BEGIN MATERIAL
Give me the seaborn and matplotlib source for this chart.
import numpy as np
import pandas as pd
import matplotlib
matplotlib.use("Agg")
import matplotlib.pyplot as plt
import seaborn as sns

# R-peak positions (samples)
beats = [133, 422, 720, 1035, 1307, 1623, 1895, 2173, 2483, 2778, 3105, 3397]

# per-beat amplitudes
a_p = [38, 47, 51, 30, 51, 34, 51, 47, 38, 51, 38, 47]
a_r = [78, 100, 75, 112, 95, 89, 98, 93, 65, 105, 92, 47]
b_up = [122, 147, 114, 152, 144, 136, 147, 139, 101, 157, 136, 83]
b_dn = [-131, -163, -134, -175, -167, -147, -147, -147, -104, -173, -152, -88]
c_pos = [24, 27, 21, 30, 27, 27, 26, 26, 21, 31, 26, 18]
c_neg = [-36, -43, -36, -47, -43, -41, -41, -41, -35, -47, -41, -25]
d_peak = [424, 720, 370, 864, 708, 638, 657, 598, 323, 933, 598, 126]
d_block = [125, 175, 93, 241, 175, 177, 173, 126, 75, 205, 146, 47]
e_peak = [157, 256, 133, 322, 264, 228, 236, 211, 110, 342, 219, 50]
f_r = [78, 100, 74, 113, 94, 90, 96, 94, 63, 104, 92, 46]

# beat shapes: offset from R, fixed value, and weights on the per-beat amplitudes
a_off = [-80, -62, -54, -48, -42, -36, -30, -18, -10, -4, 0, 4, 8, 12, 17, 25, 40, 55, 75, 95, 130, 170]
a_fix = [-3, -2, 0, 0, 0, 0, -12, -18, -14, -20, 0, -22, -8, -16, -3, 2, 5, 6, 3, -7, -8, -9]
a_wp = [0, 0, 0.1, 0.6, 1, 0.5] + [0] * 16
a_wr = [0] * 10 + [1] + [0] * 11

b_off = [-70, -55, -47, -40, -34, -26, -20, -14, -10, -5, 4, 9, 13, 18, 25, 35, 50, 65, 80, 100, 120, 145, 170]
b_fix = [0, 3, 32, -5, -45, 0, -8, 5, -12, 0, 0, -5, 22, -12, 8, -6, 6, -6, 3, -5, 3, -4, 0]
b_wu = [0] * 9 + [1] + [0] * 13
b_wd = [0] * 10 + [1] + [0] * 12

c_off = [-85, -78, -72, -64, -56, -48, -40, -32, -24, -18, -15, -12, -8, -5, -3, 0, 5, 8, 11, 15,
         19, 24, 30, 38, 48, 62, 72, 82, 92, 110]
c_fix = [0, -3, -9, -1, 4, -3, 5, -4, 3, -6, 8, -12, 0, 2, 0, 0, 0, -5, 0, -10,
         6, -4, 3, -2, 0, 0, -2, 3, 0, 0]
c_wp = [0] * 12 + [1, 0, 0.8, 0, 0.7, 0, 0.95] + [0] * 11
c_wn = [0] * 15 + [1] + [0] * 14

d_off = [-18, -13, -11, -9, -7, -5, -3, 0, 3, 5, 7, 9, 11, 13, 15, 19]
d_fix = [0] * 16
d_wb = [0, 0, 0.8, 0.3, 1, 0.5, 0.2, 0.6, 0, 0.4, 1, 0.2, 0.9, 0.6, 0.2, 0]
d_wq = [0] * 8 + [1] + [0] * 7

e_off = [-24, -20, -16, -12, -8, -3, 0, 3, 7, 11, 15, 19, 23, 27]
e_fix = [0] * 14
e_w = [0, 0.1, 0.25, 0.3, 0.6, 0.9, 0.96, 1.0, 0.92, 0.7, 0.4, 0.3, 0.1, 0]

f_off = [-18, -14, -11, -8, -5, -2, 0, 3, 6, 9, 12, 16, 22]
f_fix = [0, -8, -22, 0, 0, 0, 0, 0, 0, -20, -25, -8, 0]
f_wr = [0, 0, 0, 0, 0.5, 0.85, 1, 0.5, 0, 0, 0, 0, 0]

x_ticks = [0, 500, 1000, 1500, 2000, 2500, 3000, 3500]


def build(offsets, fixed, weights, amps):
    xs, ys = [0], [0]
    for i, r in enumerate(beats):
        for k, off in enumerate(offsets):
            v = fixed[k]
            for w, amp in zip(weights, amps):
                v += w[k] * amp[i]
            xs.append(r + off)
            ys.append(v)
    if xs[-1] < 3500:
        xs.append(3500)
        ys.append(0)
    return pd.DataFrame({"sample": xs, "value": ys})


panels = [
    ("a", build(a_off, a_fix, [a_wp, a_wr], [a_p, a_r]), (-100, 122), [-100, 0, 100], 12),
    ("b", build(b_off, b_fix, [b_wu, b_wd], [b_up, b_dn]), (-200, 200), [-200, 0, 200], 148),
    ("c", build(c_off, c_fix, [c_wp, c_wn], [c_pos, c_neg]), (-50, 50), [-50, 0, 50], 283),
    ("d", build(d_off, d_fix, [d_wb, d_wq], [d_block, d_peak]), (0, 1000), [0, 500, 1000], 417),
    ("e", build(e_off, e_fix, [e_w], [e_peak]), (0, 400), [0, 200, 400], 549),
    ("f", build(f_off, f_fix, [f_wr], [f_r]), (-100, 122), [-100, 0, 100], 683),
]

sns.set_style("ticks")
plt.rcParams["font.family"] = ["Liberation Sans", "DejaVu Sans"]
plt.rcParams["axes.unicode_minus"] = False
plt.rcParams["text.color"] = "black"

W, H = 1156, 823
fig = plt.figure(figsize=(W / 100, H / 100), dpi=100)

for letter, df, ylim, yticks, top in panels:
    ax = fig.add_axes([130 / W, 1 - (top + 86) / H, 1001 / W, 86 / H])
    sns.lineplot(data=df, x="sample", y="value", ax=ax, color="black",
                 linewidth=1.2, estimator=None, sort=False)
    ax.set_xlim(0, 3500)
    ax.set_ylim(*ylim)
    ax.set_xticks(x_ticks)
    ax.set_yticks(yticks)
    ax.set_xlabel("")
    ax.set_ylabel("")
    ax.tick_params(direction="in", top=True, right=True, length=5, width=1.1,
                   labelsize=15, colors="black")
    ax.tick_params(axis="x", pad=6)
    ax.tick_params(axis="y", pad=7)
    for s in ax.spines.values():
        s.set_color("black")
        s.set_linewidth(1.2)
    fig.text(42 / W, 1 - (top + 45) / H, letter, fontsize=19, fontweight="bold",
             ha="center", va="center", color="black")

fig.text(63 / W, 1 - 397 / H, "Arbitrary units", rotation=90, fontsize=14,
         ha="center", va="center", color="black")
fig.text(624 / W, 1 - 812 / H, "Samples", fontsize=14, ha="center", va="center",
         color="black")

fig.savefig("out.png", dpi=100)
END MATERIAL
## DO THIS:
Recopy all the lines exactly as they appear.

## RESULT OF THE TASK:
Give me the seaborn and matplotlib source for this chart.
import numpy as np
import pandas as pd
import matplotlib
matplotlib.use("Agg")
import matplotlib.pyplot as plt
import seaborn as sns

# R-peak positions (samples)
beats = [133, 422, 720, 1035, 1307, 1623, 1895, 2173, 2483, 2778, 3105, 3397]

# per-beat amplitudes
a_p = [38, 47, 51, 30, 51, 34, 51, 47, 38, 51, 38, 47]
a_r = [78, 100, 75, 112, 95, 89, 98, 93, 65, 105, 92, 47]
b_up = [122, 147, 114, 152, 144, 136, 147, 139, 101, 157, 136, 83]
b_dn = [-131, -163, -134, -175, -167, -147, -147, -147, -104, -173, -152, -88]
c_pos = [24, 27, 21, 30, 27, 27, 26, 26, 21, 31, 26, 18]
c_neg = [-36, -43, -36, -47, -43, -41, -41, -41, -35, -47, -41, -25]
d_peak = [424, 720, 370, 864, 708, 638, 657, 598, 323, 933, 598, 126]
d_block = [125, 175, 93, 241, 175, 177, 173, 126, 75, 205, 146, 47]
e_peak = [157, 256, 133, 322, 264, 228, 236, 211, 110, 342, 219, 50]
f_r = [78, 100, 74, 113, 94, 90, 96, 94, 63, 104, 92, 46]

# beat shapes: offset from R, fixed value, and weights on the per-beat amplitudes
a_off = [-80, -62, -54, -48, -42, -36, -30, -18, -10, -4, 0, 4, 8, 12, 17, 25, 40, 55, 75, 95, 130, 170]
a_fix = [-3, -2, 0, 0, 0, 0, -12, -18, -14, -20, 0, -22, -8, -16, -3, 2, 5, 6, 3, -7, -8, -9]
a_wp = [0, 0, 0.1, 0.6, 1, 0.5] + [0] * 16
a_wr = [0] * 10 + [1] + [0] * 11

b_off = [-70, -55, -47, -40, -34, -26, -20, -14, -10, -5, 4, 9, 13, 18, 25, 35, 50, 65, 80, 100, 120, 145, 170]
b_fix = [0, 3, 32, -5, -45, 0, -8, 5, -12, 0, 0, -5, 22, -12, 8, -6, 6, -6, 3, -5, 3, -4, 0]
b_wu = [0] * 9 + [1] + [0] * 13
b_wd = [0] * 10 + [1] + [0] * 12

c_off = [-85, -78, -72, -64, -56, -48, -40, -32, -24, -18, -15, -12, -8, -5, -3, 0, 5, 8, 11, 15,
         19, 24, 30, 38, 48, 62, 72, 82, 92, 110]
c_fix = [0, -3, -9, -1, 4, -3, 5, -4, 3, -6, 8, -12, 0, 2, 0, 0, 0, -5, 0, -10,
         6, -4, 3, -2, 0, 0, -2, 3, 0, 0]
c_wp = [0] * 12 + [1, 0, 0.8, 0, 0.7, 0, 0.95] + [0] * 11
c_wn = [0] * 15 + [1] + [0] * 14

d_off = [-18, -13, -11, -9, -7, -5, -3, 0, 3, 5, 7, 9, 11, 13, 15, 19]
d_fix = [0] * 16
d_wb = [0, 0, 0.8, 0.3, 1, 0.5, 0.2, 0.6, 0, 0.4, 1, 0.2, 0.9, 0.6, 0.2, 0]
d_wq = [0] * 8 + [1] + [0] * 7

e_off = [-24, -20, -16, -12, -8, -3, 0, 3, 7, 11, 15, 19, 23, 27]
e_fix = [0] * 14
e_w = [0, 0.1, 0.25, 0.3, 0.6, 0.9, 0.96, 1.0, 0.92, 0.7, 0.4, 0.3, 0.1, 0]

f_off = [-18, -14, -11, -8, -5, -2, 0, 3, 6, 9, 12, 16, 22]
f_fix = [0, -8, -22, 0, 0, 0, 0, 0, 0, -20, -25, -8, 0]
f_wr = [0, 0, 0, 0, 0.5, 0.85, 1, 0.5, 0, 0, 0, 0, 0]

x_ticks = [0, 500, 1000, 1500, 2000, 2500, 3000, 3500]


def build(offsets, fixed, weights, amps):
    xs, ys = [0], [0]
    for i, r in enumerate(beats):
        for k, off in enumerate(offsets):
            v = fixed[k]
            for w, amp in zip(weights, amps):
                v += w[k] * amp[i]
            xs.append(r + off)
            ys.append(v)
    if xs[-1] < 3500:
        xs.append(3500)
        ys.append(0)
    return pd.DataFrame({"sample": xs, "value": ys})


panels = [
    ("a", build(a_off, a_fix, [a_wp, a_wr], [a_p, a_r]), (-100, 122), [-100, 0, 100], 12),
    ("b", build(b_off, b_fix, [b_wu, b_wd], [b_up, b_dn]), (-200, 200), [-200, 0, 200], 148),
    ("c", build(c_off, c_fix, [c_wp, c_wn], [c_pos, c_neg]), (-50, 50), [-50, 0, 50], 283),
    ("d", build(d_off, d_fix, [d_wb, d_wq], [d_block, d_peak]), (0, 1000), [0, 500, 1000], 417),
    ("e", build(e_off, e_fix, [e_w], [e_peak]), (0, 400), [0, 200, 400], 549),
    ("f", build(f_off, f_fix, [f_wr], [f_r]), (-100, 122), [-100, 0, 100], 683),
]

sns.set_style("ticks")
plt.rcParams["font.family"] = ["Liberation Sans", "DejaVu Sans"]
plt.rcParams["axes.unicode_minus"] = False
plt.rcParams["text.color"] = "black"

W, H = 1156, 823
fig = plt.figure(figsize=(W / 100, H / 100), dpi=100)

for letter, df, ylim, yticks, top in panels:
    ax = fig.add_axes([130 / W, 1 - (top + 86) / H, 1001 / W, 86 / H])
    sns.lineplot(data=df, x="sample", y="value", ax=ax, color="black",
                 linewidth=1.2, estimator=None, sort=False)
    ax.set_xlim(0, 3500)
    ax.set_ylim(*ylim)
    ax.set_xticks(x_ticks)
    ax.set_yticks(yticks)
    ax.set_xlabel("")
    ax.set_ylabel("")
    ax.tick_params(direction="in", top=True, right=True, length=5, width=1.1,
                   labelsize=15, colors="black")
    ax.tick_params(axis="x", pad=6)
    ax.tick_params(axis="y", pad=7)
    for s in ax.spines.values():
        s.set_color("black")
        s.set_linewidth(1.2)
    fig.text(42 / W, 1 - (top + 45) / H, letter, fontsize=19, fontweight="bold",
             ha="center", va="center", color="black")

fig.text(63 / W, 1 - 397 / H, "Arbitrary units", rotation=90, fontsize=14,
         ha="center", va="center", color="black")
fig.text(624 / W, 1 - 812 / H, "Samples", fontsize=14, ha="center", va="center",
         color="black")

fig.savefig("out.png", dpi=100)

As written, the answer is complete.